#### CHALLENGE:
In the listing below, count the lines containing the string "React" and state only the number.

#### DATA EXTRACT:
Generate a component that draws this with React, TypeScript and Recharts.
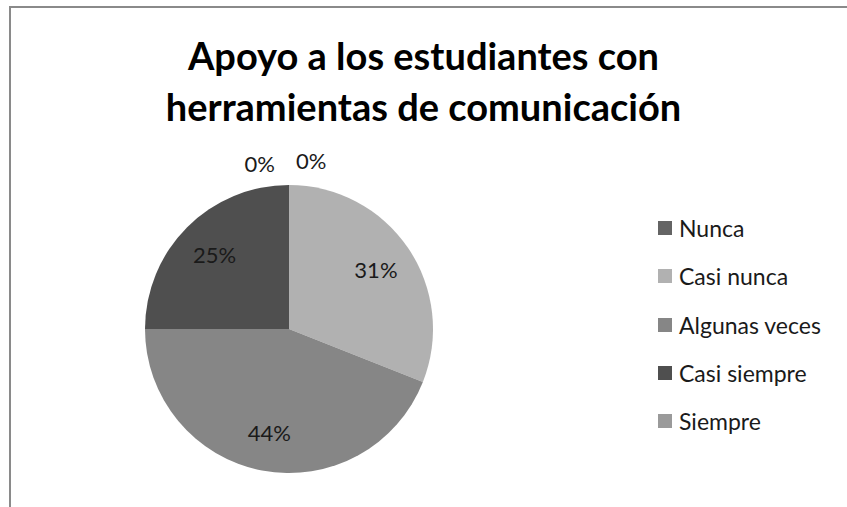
import React from "react";
import { PieChart, Pie, Cell, Legend } from "recharts";

const categories = ["Nunca", "Casi nunca", "Algunas veces", "Casi siempre", "Siempre"];
const values = [0, 31, 44, 25, 0];
const colors = ["#646464", "#b1b1b1", "#868686", "#4f4f4f", "#9a9a9a"];
const titleLines = ["Apoyo a los estudiantes con", "herramientas de comunicación"];

const data = categories.map((name, i) => ({ name, value: values[i] }));
const total = values.reduce((a, b) => a + b, 0);

const FONT = "Lato, 'Open Sans', sans-serif";
const RAD = Math.PI / 180;

const renderLabel = (props: any) => {
  const { cx, cy, midAngle, outerRadius, value, index } = props;
  const pct = Math.round((value / total) * 100);
  const text = `${pct}%`;
  if (value === 0) {
    const first = index === 0;
    const r = outerRadius + (first ? 25 : 22);
    const x = cx + r * Math.cos(-midAngle * RAD) + (first ? 7 : -14);
    const y = cy + r * Math.sin(-midAngle * RAD);
    return (
      <text x={x} y={y} fill="#1a1a1a" fontSize={22} fontFamily={FONT}
        textAnchor={first ? "start" : "end"} dominantBaseline="central">
        {text}
      </text>
    );
  }
  const r = outerRadius * 0.73;
  const x = cx + r * Math.cos(-midAngle * RAD);
  const y = cy + r * Math.sin(-midAngle * RAD);
  return (
    <text x={x} y={y} fill="#1a1a1a" fontSize={22} fontFamily={FONT}
      textAnchor="middle" dominantBaseline="central">
      {text}
    </text>
  );
};

const LegendContent = () => (
  <div style={{ fontFamily: FONT }}>
    {categories.map((name, i) => (
      <div key={name} style={{ display: "flex", alignItems: "center", height: 48.25 }}>
        <div style={{ width: 14, height: 14, background: colors[i], marginRight: 7, flex: "none" }} />
        <span style={{ fontSize: 23, color: "#1a1a1a", lineHeight: "24px", whiteSpace: "nowrap" }}>{name}</span>
      </div>
    ))}
  </div>
);

export default function App() {
  return (
    <div style={{ position: "absolute", left: 0, top: 0, width: 847, height: 507, background: "#fff", overflow: "hidden" }}>
      <div style={{ position: "absolute", left: 9, top: 6, width: 860, height: 520, borderTop: "2px solid #8a8a8a", borderLeft: "2px solid #8a8a8a" }} />
      {titleLines.map((t, i) => (
        <div key={i} style={{ position: "absolute", left: 0, width: 847, top: i === 0 ? 32 : 83, textAlign: "center", fontFamily: FONT, fontWeight: 700, fontSize: 38, lineHeight: "46px", color: "#000" }}>
          {t}
        </div>
      ))}
      <div style={{ position: "absolute", left: 0, top: 0 }}>
        <PieChart width={847} height={507} margin={{ top: 0, right: 0, bottom: 0, left: 0 }}>
          <Pie
            data={data}
            dataKey="value"
            nameKey="name"
            cx={289}
            cy={329}
            outerRadius={144}
            startAngle={90}
            endAngle={-270}
            stroke="none"
            label={renderLabel}
            labelLine={false}
            isAnimationActive={false}
          >
            {data.map((d, i) => (
              <Cell key={d.name} fill={colors[i]} />
            ))}
          </Pie>
          <Legend
            layout="vertical"
            content={<LegendContent />}
            wrapperStyle={{ position: "absolute", left: 658, top: 204, width: 190 }}
          />
        </PieChart>
      </div>
    </div>
  );
}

#### THE ANSWER:
2